Grant and Lee fought near Chancellorsville, VA in a confusing series of battles amidst brush thickets and wildfires. Unlike previous campaigns, Grant simply kept flanking Lee, trying frontal assaults at Spotslvania's 'mule-shoe' and Cold Harbor along the way to laying seige to Richmond and Petersburg.
In May 1864 the Union Army of the Potomac under General George Meade had been in a leisurely pursuit of the Confederate Army of Northern Virginia for nearly a year after the defeat of the Rebels at Gettysburg. Confederate commander General Robert E. Lee still retained his awe-inspiring reputation for wrecking Union armies that got too close to Richmond and Meade was still cautious. His tactics at Gettysburg were defensive and he was unsure that he was able to take the offensive against Lee. However, things changed when President Abraham Lincoln appointed General Ulysses S. Grant to command all Union armies. Grant came east and laid out a comprehensive strategy for the rest of the war.

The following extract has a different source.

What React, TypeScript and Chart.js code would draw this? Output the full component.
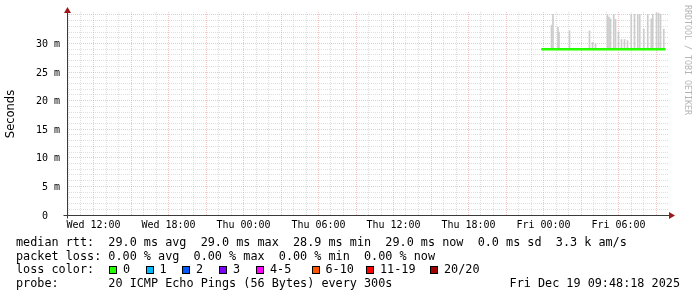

In the deep South, General William T. Sherman would march out of Tennessee to cut the Confederacy in half by taking Atlanta. Grant would lead the Army of the Potomac across the Rapidan River and march on Richmond. He had the manpower and equipment to accomplish his objective, easily outnumbering Lee. Lee, on the other hand, was far from beaten and saw Grant as just another Union general to be sent packing, much as he had sent McClellan, Burnside, Pope and Hooker away two years before. As Grant's army slowly entered the tangle of woods beyond Fredericksburg known as the Wilderness, Lee planned to pin him there and destroy him as he struggled to emerge. The stage was set for the campaign that would forever dictate the terms of the Civil War in the East.